スマトラ鉄道の最西端 知る人ぞ知る山里 ルブックリンガウ
ジャワ島の約3・5倍の面積を持つスマトラ島。これまでなかなか容易には行くことができなかった地方都市も航空路線の拡大などで格段に行きやすくなっています。今回のおすすめ観光情報はジャカルタからの就航便数も増えて新空港ターミナルにも期待が高まる、日本人でもある「マニア」の間では知る人ぞ知る街、スマトラ島の山間、南スマトラ州ルブックリンガウを紹介します。
ルブックリンガウは、スマトラ島の西側海岸に面した長細い形をしたブンクル州と隣接する南スマトラ州側の州境にあたる街です。ブンクル州の州都ブンクル市との距離は約140キロ、高い山脈を越えるため車で3時間半から4時間という時間がかかります。そんなルブックリンガウ、実はスマトラ鉄道の最西端の拠点駅となる街で南スマトラ州都パレンバンまで305キロの鉄道が運行しています。そんなことからインドネシア鉄道「乗りつぶし」を目指す鉄道ファンには外すことのできない街として知られているのです。
市内観光のシンボルは空港からわずか15分程度で行くことのできるスラップの丘(ブキットスラップ、Bukit Sulap)。3千メートル級の山々も珍しくないインドネシアにおいてはお茶碗をひっくり返したようなかわいいサイズのそれは確かに「山」と呼ぶには小さく感じますが、マウンテンバイクの国際大会の会場にもなっている立派な山。休日には地元っ子たちもトレッキングに訪れるほか、外国人バックパッカーなども時々やってくるそうです。とても市街地にあるとは思えない山中では摩訶不思議な形をした葉っぱや昆虫を発見できたり、今回の訪問時にはスターフルーツの木にたくさんの果実が実っていて辺り一帯に甘い香りを放出していたり、そのうえ山頂から臨む市街地の見晴らしも素晴らしく、ジャカルタの街の真ん中にもこんな「丘」があったらな、と思ってしまうほどの自然にあふれています。
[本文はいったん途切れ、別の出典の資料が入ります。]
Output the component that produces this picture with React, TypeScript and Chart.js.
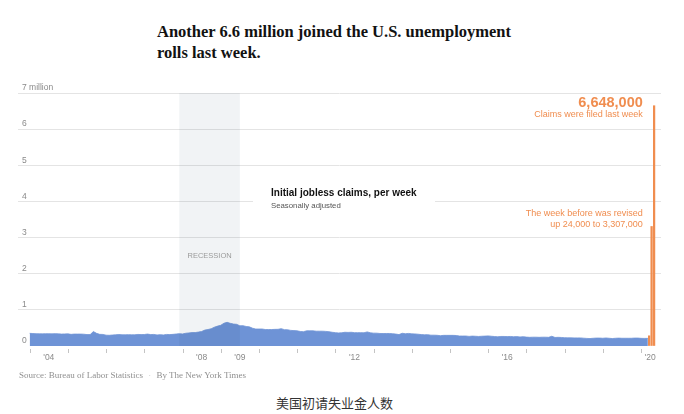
import React, { useEffect, useRef } from 'react';
import { Chart, registerables } from 'chart.js';

Chart.register(...registerables);

// ---- Data (initial jobless claims, thousands, monthly, seasonally adjusted) ----
const firstYear = 2004;
const claims2004 = [350, 345, 340, 338, 336, 340, 340, 336, 342, 336, 330, 334];
const claims2005 = [336, 322, 330, 330, 330, 326, 316, 316, 400, 350, 322, 320];
const claims2006 = [300, 296, 304, 310, 318, 310, 310, 314, 310, 310, 320, 316];
const claims2007 = [318, 330, 316, 320, 306, 314, 306, 320, 316, 322, 332, 342];
const claims2008 = [334, 352, 362, 372, 372, 386, 402, 440, 456, 478, 520, 550];
const claims2009 = [572, 630, 655, 628, 608, 600, 560, 562, 540, 530, 492, 470];
const claims2010 = [470, 470, 456, 456, 456, 460, 462, 480, 452, 450, 432, 426];
const claims2011 = [420, 402, 396, 420, 420, 420, 410, 410, 410, 404, 396, 380];
const claims2012 = [370, 362, 366, 380, 376, 380, 370, 370, 370, 366, 390, 366];
const claims2013 = [356, 355, 346, 345, 346, 346, 340, 330, 316, 352, 340, 348];
const claims2014 = [336, 334, 326, 316, 310, 314, 300, 300, 296, 286, 294, 294];
const claims2015 = [294, 294, 290, 276, 276, 276, 266, 274, 270, 264, 270, 274];
const claims2016 = [280, 270, 262, 256, 264, 264, 260, 264, 256, 260, 250, 258];
const claims2017 = [246, 240, 244, 244, 240, 244, 244, 240, 270, 236, 240, 236];
const claims2018 = [230, 226, 226, 224, 224, 224, 216, 210, 206, 214, 220, 220];
const claims2019 = [214, 222, 214, 206, 214, 218, 214, 214, 214, 214, 220, 220];
const claims2020 = [212, 210, 211];
const yearlyClaims = [
  claims2004, claims2005, claims2006, claims2007, claims2008, claims2009, claims2010,
  claims2011, claims2012, claims2013, claims2014, claims2015, claims2016, claims2017,
  claims2018, claims2019, claims2020,
];
// last blue value is the week of March 7, 2020
const lastBlueDate = 2020 + 66 / 366;

// latest weeks (highlighted)
const orangeWeeks = ['Mar 14', 'Mar 21', 'Mar 28'];
const orangeClaims = [282000, 3307000, 6648000];

const recession = [2007 + 11 / 12, 2009 + 6 / 12];

const yTicks = [0, 1, 2, 3, 4, 5, 6, 7];
const xTickYears = [2004, 2005, 2006, 2007, 2008, 2009, 2010, 2011, 2012, 2013, 2014, 2015, 2016, 2017, 2018, 2019, 2020];
const xLabels = ["'04", "'08", "'09", "'12", "'16", "'20"];
const xLabelAt = [2004.5, 2008.5, 2009.5, 2012.5, 2016.5, 2020.24];

const BLUE = '#6e93d6';
const ORANGE = '#f08d4f';
const SANS = '"Liberation Sans", Arial, sans-serif';

function buildBlue() {
  const pts: { x: number; y: number }[] = [];
  yearlyClaims.forEach((arr, yi) => {
    arr.forEach((v, m) => {
      const isLast = yi === yearlyClaims.length - 1 && m === arr.length - 1;
      pts.push({ x: isLast ? lastBlueDate : firstYear + yi + m / 12, y: v * 1000 });
    });
  });
  return pts;
}

const overlay = {
  id: 'overlay',
  afterDatasetsDraw(chart: any) {
    const { ctx, scales, chartArea } = chart;
    const x = scales.x, y = scales.y, xw = scales.xw;
    ctx.save();
    // recession band
    const x0 = x.getPixelForValue(recession[0]);
    const x1 = x.getPixelForValue(recession[1]);
    const yTop = y.getPixelForValue(7e6);
    const yBot = y.getPixelForValue(0);
    ctx.fillStyle = 'rgba(25,45,85,0.06)';
    ctx.fillRect(x0, yTop, x1 - x0, yBot - yTop);
    ctx.fillStyle = '#9a9a9a';
    ctx.font = `7.5px ${SANS}`;
    ctx.textAlign = 'center';
    ctx.textBaseline = 'middle';
    ctx.fillText('RECESSION', (x0 + x1) / 2, y.getPixelForValue(2.5e6));

    // x tick marks
    ctx.strokeStyle = '#c4c4c4';
    ctx.lineWidth = 1;
    xTickYears.forEach((yr) => {
      const px = Math.round(x.getPixelForValue(yr)) + 0.5;
      ctx.beginPath();
      ctx.moveTo(px, chartArea.bottom + 3);
      ctx.lineTo(px, chartArea.bottom + 7);
      ctx.stroke();
    });
    // x labels
    ctx.fillStyle = '#8a8a8a';
    ctx.font = `8.5px ${SANS}`;
    xLabels.forEach((t, i) => {
      ctx.fillText(t, x.getPixelForValue(xLabelAt[i]), chartArea.bottom + 12);
    });

    // series label with white box
    const y4 = y.getPixelForValue(4e6);
    ctx.fillStyle = '#ffffff';
    ctx.fillRect(253, y4 - 16, 182, 26);
    ctx.textAlign = 'left';
    ctx.fillStyle = '#121212';
    ctx.font = `bold 10px ${SANS}`;
    ctx.fillText('Initial jobless claims, per week', 271, y4 - 8);
    ctx.fillStyle = '#555555';
    ctx.font = `7.8px ${SANS}`;
    ctx.fillText('Seasonally adjusted', 271, y4 + 4);

    // orange annotations
    const ax = xw.getPixelForValue(2) - 10.5;
    const yLast = y.getPixelForValue(orangeClaims[2]);
    const yPrev = y.getPixelForValue(orangeClaims[1]);
    ctx.textAlign = 'right';
    ctx.fillStyle = ORANGE;
    ctx.font = `bold 14.5px ${SANS}`;
    ctx.fillText('6,648,000', ax, yLast - 3);
    ctx.font = `9px ${SANS}`;
    ctx.fillText('Claims were filed last week', ax, yLast + 8.5);
    ctx.fillText('The week before was revised', ax, yPrev - 12.5);
    ctx.fillText('up 24,000 to 3,307,000', ax, yPrev - 2);
    ctx.restore();
  },
};

function ClaimsChart() {
  const ref = useRef<HTMLCanvasElement>(null);
  useEffect(() => {
    if (!ref.current) return;
    const chart = new Chart(ref.current, {
      type: 'bar',
      data: {
        datasets: [
          {
            type: 'line',
            label: 'Initial claims',
            data: buildBlue(),
            xAxisID: 'x',
            yAxisID: 'y',
            borderColor: BLUE,
            borderWidth: 0.8,
            backgroundColor: BLUE,
            fill: 'origin',
            pointRadius: 0,
            tension: 0,
          } as any,
          {
            type: 'bar',
            label: 'Latest weeks',
            data: orangeClaims.map((v, i) => ({ x: i, y: v })),
            xAxisID: 'xw',
            yAxisID: 'y',
            backgroundColor: ORANGE,
            barThickness: 1.6,
          } as any,
        ],
      },
      options: {
        responsive: false,
        animation: false,
        events: [],
        layout: { padding: { left: 18, right: 23, top: 13, bottom: 24 } },
        plugins: { legend: { display: false }, tooltip: { enabled: false } },
        scales: {
          x: {
            type: 'linear',
            display: false,
            offset: false,
            min: 2003.694,
            max: 2020.524,
          },
          xw: {
            type: 'linear',
            display: false,
            offset: false,
            min: -252.12,
            max: 5.08,
          },
          y: {
            type: 'linear',
            min: 0,
            max: 7e6,
            afterFit: (s: any) => { s.width = 0; },
            afterBuildTicks: (s: any) => { s.ticks = yTicks.map((v) => ({ value: v * 1e6 })); },
            border: { display: false },
            grid: {
              drawTicks: false,
              color: (c: any) => (c.tick && c.tick.value === 0 ? 'rgba(0,0,0,0)' : '#e4e4e4'),
              lineWidth: 1,
            },
            ticks: {
              mirror: true,
              padding: 4,
              labelOffset: -5,
              color: '#8a8a8a',
              font: { family: SANS, size: 8.5 },
              callback: (v: any) => (v === 7e6 ? '7 million' : String(v / 1e6)),
            },
          },
        },
      },
      plugins: [overlay],
    });
    return () => chart.destroy();
  }, []);
  return (
    <canvas
      ref={ref}
      width={684}
      height={290}
      style={{ position: 'absolute', left: 0, top: 80, width: 684, height: 290 }}
    />
  );
}

export default function App() {
  return (
    <div style={{ position: 'absolute', left: 0, top: 0, width: 684, height: 414, background: '#fff', overflow: 'hidden' }}>
      <div
        style={{
          position: 'absolute', left: 157, top: 21, width: 420,
          fontFamily: '"Liberation Serif", "Times New Roman", serif', fontWeight: 'bold',
          fontSize: 16.5, lineHeight: '21px', color: '#121212',
        }}
      >
        Another 6.6 million joined the U.S. unemployment<br />rolls last week.
      </div>
      <ClaimsChart />
      <div
        style={{
          position: 'absolute', left: 19, top: 369, whiteSpace: 'nowrap',
          fontFamily: '"Liberation Serif", "Times New Roman", serif', fontSize: 9, lineHeight: '12px', color: '#8f8f8f',
        }}
      >
        Source: Bureau of Labor Statistics <span style={{ color: '#c8c8c8', margin: '0 3px' }}>·</span> By The New York Times
      </div>
      <div
        style={{
          position: 'absolute', left: 276, top: 394, whiteSpace: 'nowrap',
          fontFamily: '"Noto Sans CJK SC", sans-serif', fontSize: 13, lineHeight: '17px', color: '#333',
        }}
      >
        美国初请失业金人数
      </div>
    </div>
  );
}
2016年、この丘を観光客誘致の目玉にしようと急勾配を駆け上る登山列車が開通しました。開通当初は家族連れなどを中心に大勢の観光客が集まったのだそうですが、あいにく昨年末から運休中とのこと。今回の訪問時には長いレールと停車したままの車両を見ることができました。「改修ができ次第運行を再開したいね」と管理事務所の職員。再開を心待ちにするところです。
ブキットスラップを降りると人々の活気と優しさがあふれる田舎町。路上では木の実や種を乾燥させて伝統薬を作っているお店、よろずやさんの軒先にはパチパチと時折火の粉を舞い上がらせながら炭火で手作りおせんべいを焼く女性たち。「やってみる?」のお言葉に挑戦させてもらうと意外に難しく要領が必要なのがわかりました。
今月末には遂にジャカルタでインドネシア初のMRTが開通する予定です。国内外での注目が集まる中、 インドネシアの鉄道に関心を持つ人がさらに増えるかもしれません。皆さまもこのルブックリンガウを拠点とするスマトラ鉄道の人気が爆発する前にぜひ訪れてちょっとした自慢にしてみてはいかがでしょうか。